──────── Working data

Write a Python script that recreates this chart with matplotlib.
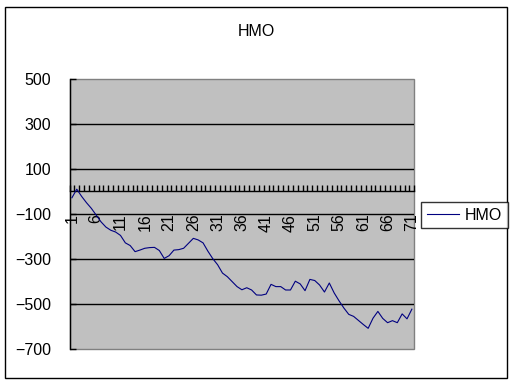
import matplotlib
matplotlib.use("Agg")
import matplotlib.pyplot as plt
from matplotlib.patches import Rectangle
from matplotlib.ticker import FixedLocator, NullFormatter
import numpy as np

plt.rcParams['font.family'] = ['Liberation Sans', 'DejaVu Sans']

title = "HMO"
series_name = "HMO"
categories = list(range(1, 72))
values = [
    -28, 10, -22, -50, -75, -105, -135, -158, -172, -180,
    -195, -228, -240, -267, -260, -252, -249, -248, -262, -297,
    -285, -260, -258, -252, -230, -208, -215, -228, -265, -298,
    -325, -362, -378, -400, -422, -436, -427, -437, -459, -460,
    -455, -412, -422, -422, -437, -437, -398, -410, -440, -390,
    -395, -415, -446, -406, -450, -485, -517, -545, -554, -572,
    -590, -607, -562, -532, -563, -582, -573, -582, -543, -565,
    -522,
]
y_ticks = [500, 300, 100, -100, -300, -500, -700]
grid_values = [300, 100, -100, -300, -500]
x_label_every = 5

FS = 11.5
W, H = 512, 384
fig = plt.figure(figsize=(W / 100, H / 100), dpi=100)
fig.patch.set_facecolor('white')

# outer chart border
fig.add_artist(Rectangle((5 / W, 1 - 378.3 / H), (506.7 - 5) / W, (378.3 - 7.3) / H,
                         transform=fig.transFigure, fill=False, edgecolor='black',
                         linewidth=1.0))

ax = fig.add_axes([69.5 / W, 1 - 349.3 / H, (414.3 - 69.5) / W, (349.3 - 78.7) / H])
ax.set_facecolor('#C0C0C0')
ax.set_xlim(0.5, len(categories) + 0.5)
ax.set_ylim(-700, 500)

for g in grid_values:
    ax.axhline(g, color='black', linewidth=1.0, zorder=1)

ax.plot(categories, values, color='#000080', linewidth=0.8, zorder=3, label=series_name)

# spines
for s in ['top', 'right']:
    ax.spines[s].set_visible(False)
ax.spines['bottom'].set_position(('data', 0))
ax.spines['bottom'].set_color('black')
ax.spines['bottom'].set_linewidth(1.0)
ax.spines['left'].set_color('black')
ax.spines['left'].set_linewidth(1.0)
ax.add_patch(Rectangle((0, 0), 1, 1, transform=ax.transAxes, fill=False,
                       edgecolor='#808080', linewidth=1.0, zorder=0.5, clip_on=False))

# y ticks
ax.set_yticks(y_ticks)
ax.set_yticklabels([f"{v}".replace('-', '\u2212') for v in y_ticks], fontsize=FS)
ax.tick_params(axis='y', direction='in', length=4, width=1, pad=13, color='black')

# x ticks: labels every 5 categories, tick marks between categories
label_pos = categories[::x_label_every]
ax.xaxis.set_major_locator(FixedLocator(label_pos))
ax.set_xticklabels([str(c) for c in label_pos], rotation=90, fontsize=FS)
ax.xaxis.set_minor_locator(FixedLocator(np.arange(0.5, len(categories) + 1, 1.0)))
ax.xaxis.set_minor_formatter(NullFormatter())
ax.tick_params(axis='x', which='major', length=0, pad=16)
ax.tick_params(axis='x', which='minor', direction='in', length=4, width=1, color='black')

fig.text(256 / W, 1 - 31 / H, title, ha='center', va='center', fontsize=FS)

leg = fig.legend(loc='center', bbox_to_anchor=(464.5 / W, 1 - 215 / H), frameon=True,
                 fancybox=False, edgecolor='black', fontsize=FS, handlelength=2.0,
                 handletextpad=0.4, borderpad=0.35, borderaxespad=0)
leg.get_frame().set_linewidth(1.0)

fig.savefig('out.png', dpi=100)
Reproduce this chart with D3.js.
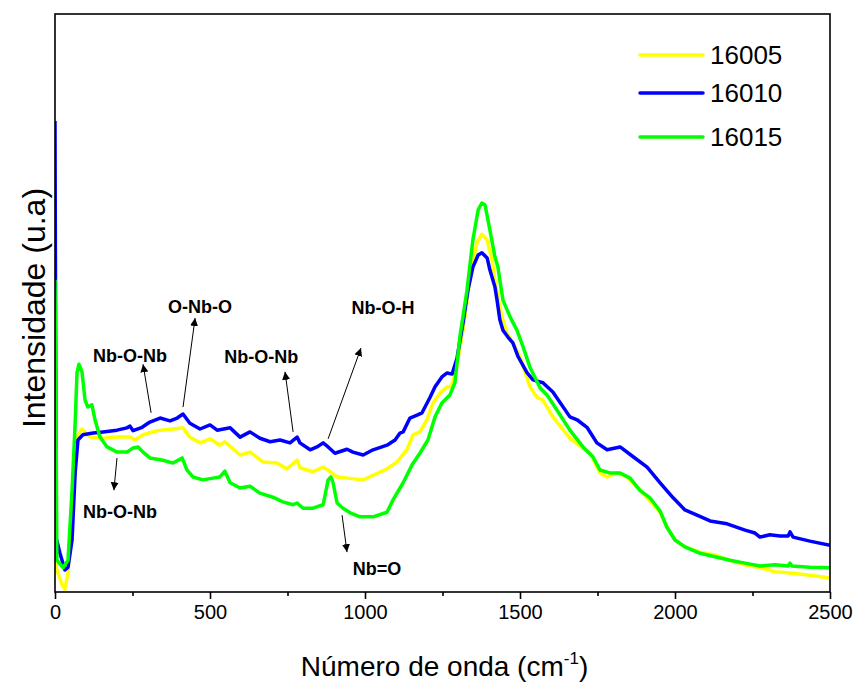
<!DOCTYPE html>
<html><head><meta charset="utf-8">
<script src="https://cdn.jsdelivr.net/npm/d3@7"></script>
<style>body{margin:0;background:#fff}</style>
</head><body>
<svg id="c" width="860" height="689"></svg>
<script>
// ---------- data (wavenumber cm-1, intensity a.u.) ----------
const seriesNames = ["16005","16010","16015"];
const seriesColors = ["#FFFF00","#0000FF","#00FF00"];

const w16005 = [0,6,23,32,42,55,65,74,87,113,155,200,242,258,284,329,381,413,435,468,500,532,548,597,629,671,716,748,781,790,832,865,881,910,942,994,1026,1071,1103,1135,1155,1177,1200,1219,1242,1265,1277,1290,1316,1339,1361,1377,1394,1410,1419,1429,1442,1458,1477,1500,1532,1555,1574,1606,1661,1703,1726,1758,1781,1813,1845,1877,1910,1952,1974,2000,2032,2081,2129,2177,2226,2274,2323,2371,2435,2500];
const i16005 = [6.0,3.8,1.2,0.5,3.3,11.9,21.6,27.2,28.2,26.8,26.6,26.8,26.8,26.3,27.2,27.9,28.2,28.4,26.8,25.8,26.5,25.4,26.0,23.7,24.2,22.5,22.3,21.3,22.8,21.5,20.8,21.6,21.1,19.9,19.7,19.4,20.2,21.3,22.5,24.6,27.2,27.7,29.8,32.7,34.4,35.5,35.5,37.5,45.3,54.5,60.4,61.9,60.9,57.4,54.0,51.0,47.6,44.8,43.1,40.7,35.5,33.7,33.2,30.3,26.6,24.9,24.0,20.6,19.9,20.6,19.9,18.2,16.3,13.8,11.2,9.0,7.8,6.9,6.4,5.5,4.7,4.2,3.5,3.3,2.9,2.4];

const w16010 = [0,4,16,32,42,55,65,74,90,123,155,200,232,242,252,281,306,339,371,394,413,435,468,500,523,565,597,629,661,694,726,758,781,790,823,845,865,881,903,942,961,994,1026,1071,1097,1113,1123,1145,1168,1184,1210,1226,1248,1265,1281,1297,1316,1332,1348,1365,1377,1394,1403,1419,1426,1435,1445,1461,1477,1494,1523,1542,1574,1606,1661,1684,1716,1748,1781,1823,1865,1910,1952,1994,2032,2071,2113,2168,2226,2258,2274,2306,2339,2365,2371,2381,2435,2500];
const i16010 = [81.5,9.3,6.7,3.8,4.3,9.0,20.6,26.3,27.2,27.5,27.7,28.0,28.4,28.7,27.9,28.5,29.4,30.1,29.6,30.1,30.8,29.2,28.2,28.9,28.0,28.4,26.8,27.7,26.6,26.0,26.3,25.8,26.8,25.8,24.6,25.1,25.8,25.1,24.0,24.7,24.2,23.7,24.6,25.4,26.3,27.5,27.7,30.1,30.6,31.0,33.7,35.5,37.2,37.9,37.7,40.5,46.5,52.2,56.2,58.3,58.7,57.8,55.7,52.8,50.5,47.1,45.3,44.1,43.1,40.7,37.9,36.7,36.2,34.6,30.3,29.8,28.5,25.8,24.6,25.1,23.4,21.6,18.9,16.3,14.2,13.3,12.3,11.8,10.7,10.2,9.5,9.9,9.7,9.7,10.4,9.5,8.8,8.1];

const w16015 = [0,4,6,26,42,55,65,71,77,87,97,106,119,129,145,168,200,232,252,268,284,306,348,381,410,426,445,477,510,532,548,565,597,629,661,703,735,768,781,800,832,865,881,890,897,910,929,952,984,1026,1071,1090,1123,1152,1177,1203,1226,1248,1274,1290,1306,1329,1348,1365,1377,1387,1403,1419,1429,1435,1445,1468,1490,1510,1532,1565,1587,1619,1661,1703,1735,1758,1790,1823,1855,1887,1919,1952,1974,2000,2032,2081,2129,2177,2226,2274,2323,2365,2371,2377,2435,2500];
const i16015 = [54.0,24.6,5.5,4.2,5.5,17.6,29.2,37.9,39.4,38.1,33.2,32.0,32.4,29.8,26.8,25.1,24.2,24.2,24.9,25.1,24.2,23.2,22.8,22.3,23.2,21.1,19.9,19.4,19.7,19.9,20.9,18.9,18.0,18.3,17.1,16.4,15.6,15.1,15.4,14.5,14.5,15.1,19.4,19.9,18.9,15.4,14.5,13.7,13.0,13.0,13.8,15.9,18.9,22.0,24.0,26.3,30.3,32.7,34.1,36.2,44.1,52.2,60.9,66.1,67.3,67.0,62.6,58.0,56.2,54.0,50.5,47.6,45.3,42.4,38.9,35.3,34.1,31.5,28.0,25.1,23.4,21.1,20.6,20.6,19.7,17.6,16.3,14.0,11.2,9.0,7.8,6.7,6.1,5.5,5.0,4.5,4.7,4.5,5.0,4.5,4.3,4.2];

const xTicks = [0,500,1000,1500,2000,2500];
const xMinorTicks = [250,750,1250,1750,2250];

// annotations: label, text position (w, I)
const annLabels = ["Nb-O-Nb","O-Nb-O","Nb-O-Nb","Nb-O-H","Nb-O-Nb","Nb=O"];
const annW = [242,468,665,1058,210,1039];
const annI = [39.8,48.3,39.6,48.1,12.8,2.9];
// arrows: tail (w,I) -> head (w,I)
const arrW0 = [310,413,768,881,200,926];
const arrI0 = [31.0,32.0,27.7,26.5,23.2,13.3];
const arrW1 = [284,452,742,987,190,942];
const arrI1 = [39.4,47.4,38.1,42.2,17.6,6.9];

// ---------- chart ----------
const svg = d3.select("#c");
const L = 55, R = 830, T = 14, B = 592;
const x = d3.scaleLinear().domain([0,2500]).range([L,R]);
const y = d3.scaleLinear().domain([0,100]).range([B,T]);
const font = "'Liberation Sans', Arial, sans-serif";

svg.append("defs").append("clipPath").attr("id","clip")
  .append("rect").attr("x",L).attr("y",T).attr("width",R-L).attr("height",B-T);

const series = [
  {w:w16005, v:i16005},
  {w:w16010, v:i16010},
  {w:w16015, v:i16015}
];
const line = d3.line().x(d=>x(d[0])).y(d=>y(d[1]));
series.forEach((s,k)=>{
  svg.append("path")
    .attr("clip-path","url(#clip)")
    .attr("d", line(s.w.map((w,j)=>[w,s.v[j]])))
    .attr("fill","none").attr("stroke",seriesColors[k])
    .attr("stroke-width",3.5).attr("stroke-linejoin","round");
});

// frame
svg.append("rect").attr("x",L).attr("y",T).attr("width",R-L).attr("height",B-T)
  .attr("fill","none").attr("stroke","#000").attr("stroke-width",1.6);

// x axis
const xAxis = svg.append("g").attr("transform",`translate(0,${B})`)
  .call(d3.axisBottom(x).tickValues(xTicks).tickSize(7).tickPadding(6).tickFormat(d3.format("d")));
xAxis.select(".domain").remove();
xAxis.selectAll("line").attr("stroke","#000").attr("stroke-width",1.6);
xAxis.selectAll("text").attr("font-family",font).attr("font-size",20).attr("fill","#000");
const xMinor = svg.append("g").attr("transform",`translate(0,${B})`)
  .call(d3.axisBottom(x).tickValues(xMinorTicks).tickSize(4).tickFormat(""));
xMinor.select(".domain").remove();
xMinor.selectAll("line").attr("stroke","#000").attr("stroke-width",1.6);

// axis titles
const xt = svg.append("text").attr("x",(L+R)/2+2).attr("y",676).attr("text-anchor","middle")
  .attr("font-family",font).attr("font-size",28).attr("fill","#000");
xt.append("tspan").text("Número de onda (cm");
xt.append("tspan").text("-1").attr("font-size",17).attr("dy",-12);
xt.append("tspan").text(")").attr("dy",12);

svg.append("text").attr("transform",`translate(45,308) rotate(-90)`)
  .attr("text-anchor","middle").attr("font-family",font).attr("font-size",32).attr("fill","#000")
  .text("Intensidade (u.a)");

// legend
const lg = svg.append("g");
const legY = [55,93,137];
seriesNames.forEach((n,k)=>{
  lg.append("line").attr("x1",640).attr("x2",703).attr("y1",legY[k]).attr("y2",legY[k])
    .attr("stroke",seriesColors[k]).attr("stroke-width",3.5).attr("stroke-linecap","round");
  lg.append("text").attr("x",710).attr("y",legY[k]+9).attr("font-family",font)
    .attr("font-size",26).attr("fill","#000").text(n);
});

// annotations
svg.append("defs").append("marker").attr("id","ah").attr("viewBox","0 0 10 10")
  .attr("refX",10).attr("refY",5).attr("markerWidth",8).attr("markerHeight",8)
  .attr("markerUnits","userSpaceOnUse").attr("orient","auto")
  .append("path").attr("d","M0,0 L10,5 L0,10 Z").attr("fill","#000");
annLabels.forEach((t,k)=>{
  svg.append("text").attr("x",x(annW[k])).attr("y",y(annI[k])).attr("text-anchor","middle")
    .attr("font-family",font).attr("font-weight","bold").attr("font-size",18).attr("fill","#000").text(t);
  svg.append("line").attr("x1",x(arrW0[k])).attr("y1",y(arrI0[k]))
    .attr("x2",x(arrW1[k])).attr("y2",y(arrI1[k]))
    .attr("stroke","#000").attr("stroke-width",1).attr("marker-end","url(#ah)");
});
</script>
</body></html>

────────────────

## The problem
Reproduce, word for word, every line from the start of the records down to and including the line with "linewidth=0.8, zorder=3, label=series_name)"; skip the pictures.

## Full solution
Write a Python script that recreates this chart with matplotlib.
import matplotlib
matplotlib.use("Agg")
import matplotlib.pyplot as plt
from matplotlib.patches import Rectangle
from matplotlib.ticker import FixedLocator, NullFormatter
import numpy as np

plt.rcParams['font.family'] = ['Liberation Sans', 'DejaVu Sans']

title = "HMO"
series_name = "HMO"
categories = list(range(1, 72))
values = [
    -28, 10, -22, -50, -75, -105, -135, -158, -172, -180,
    -195, -228, -240, -267, -260, -252, -249, -248, -262, -297,
    -285, -260, -258, -252, -230, -208, -215, -228, -265, -298,
    -325, -362, -378, -400, -422, -436, -427, -437, -459, -460,
    -455, -412, -422, -422, -437, -437, -398, -410, -440, -390,
    -395, -415, -446, -406, -450, -485, -517, -545, -554, -572,
    -590, -607, -562, -532, -563, -582, -573, -582, -543, -565,
    -522,
]
y_ticks = [500, 300, 100, -100, -300, -500, -700]
grid_values = [300, 100, -100, -300, -500]
x_label_every = 5

FS = 11.5
W, H = 512, 384
fig = plt.figure(figsize=(W / 100, H / 100), dpi=100)
fig.patch.set_facecolor('white')

# outer chart border
fig.add_artist(Rectangle((5 / W, 1 - 378.3 / H), (506.7 - 5) / W, (378.3 - 7.3) / H,
                         transform=fig.transFigure, fill=False, edgecolor='black',
                         linewidth=1.0))

ax = fig.add_axes([69.5 / W, 1 - 349.3 / H, (414.3 - 69.5) / W, (349.3 - 78.7) / H])
ax.set_facecolor('#C0C0C0')
ax.set_xlim(0.5, len(categories) + 0.5)
ax.set_ylim(-700, 500)

for g in grid_values:
    ax.axhline(g, color='black', linewidth=1.0, zorder=1)

ax.plot(categories, values, color='#000080', linewidth=0.8, zorder=3, label=series_name)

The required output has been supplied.